Dan Drucker, Alison Keith, Jeremy Quastel named University Professors

Dan DruckerAlison Keith and Jeremy Quastel have been appointed University Professors by the University of Toronto.

The prestigious designation recognizes scholarly achievements and pre-eminence in a field – and represents the university’s highest and most distinguished academic rank.

Drucker is a physician and professor in the Temerty Faculty of Medicine’s department of medicine and senior scientist at the Lunenfeld-Tanenbaum Research Institute at Mount Sinai Hospital. He is best known for his research on the hormones GLP-1 and GLP-2, and the enzyme DPP4 – work that has helped revolutionize treatments for Type 2 diabetes, obesity and intestinal disorders. An officer of the Order of Canada, Fellow of the Royal Society of London and member of the Canadian Medical Hall of Fame, his many honours include the Gairdner International Award, Warren Alpert Foundation Prize for Biomedical Research and the Wolf Prize.

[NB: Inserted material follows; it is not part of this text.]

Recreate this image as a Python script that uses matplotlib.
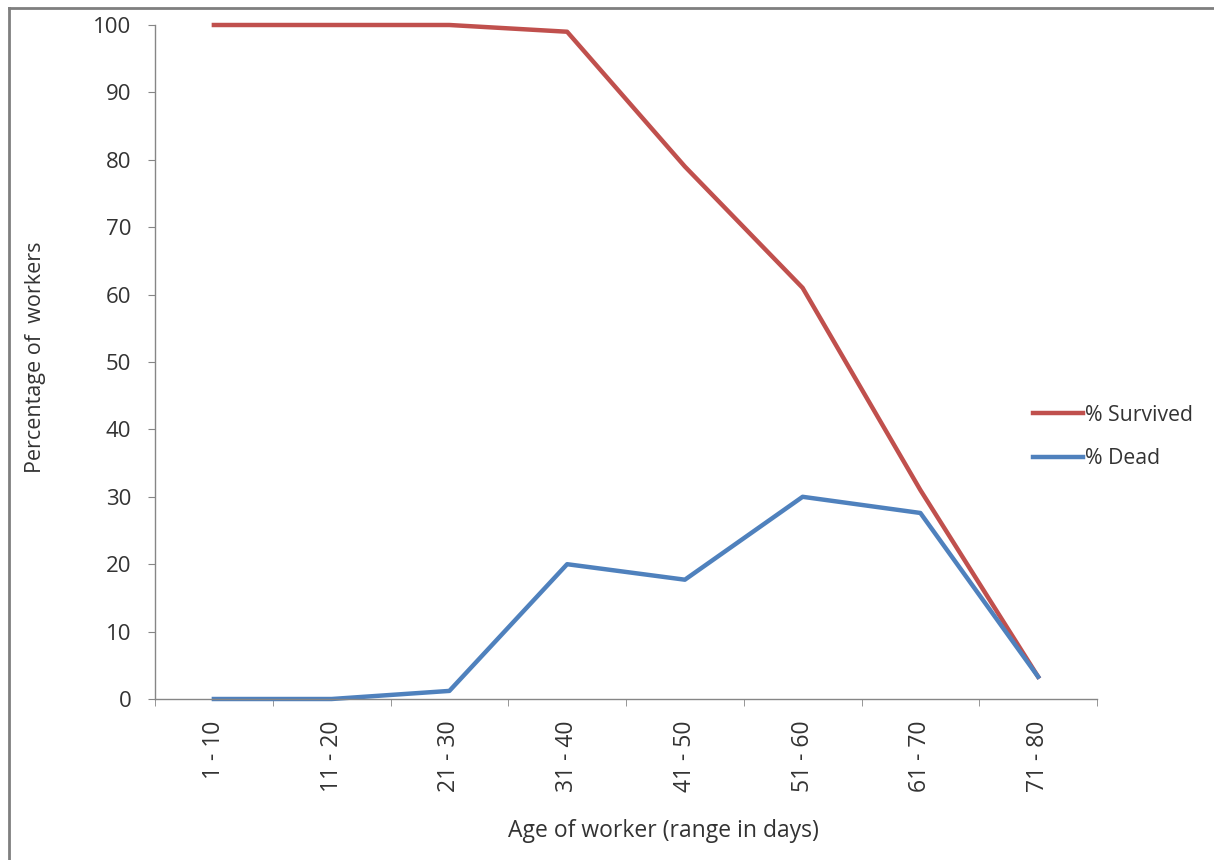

Keith, a professor in the Faculty of Arts & Science’s department of classics and director of the Jackman Humanities Institute, is renowned for her intersectional research on gender and genre in Latin literature and Roman culture. Her book, Engendering Rome: Women in Latin Epic (Cambridge 2000), transformed the study of Latin epic poetry and remains the standard work in the discipline. A Fellow of the Royal Society of Canada, she is the president-elect for 2024 of the North American Society for Classical Studies (SCS), the largest professional association in the world for the study of ancient Greece and Rome.

Quastel, a professor in the Faculty of Arts & Science’s department of mathematics, is widely recognized as one of the top probabilists in the world. He has made major advances in the fields of hydrodynamic theory, stochastic partial differential equations, and integrable probability. His work completely reformed modern probability related to the Kardar-Parisi-Zhang (KPZ) equation and led to the mathematics department becoming a leading research centre in the area of stochastic partial differential equations. A Fellow of the Royal Society of Canada and Royal Society of London, his honours include the CRM-Fields-Pims Prize (2018), and the Jeffrey-Williams Prize (2019).

“The University of Toronto owes much of its reputation for excellence to its world-class professors and I am delighted to have the opportunity to formally acknowledge the outstanding achievements of these three remarkable faculty members whose research continues to have such an extraordinary global impact,” said Vice-President and Provost Cheryl Regehr.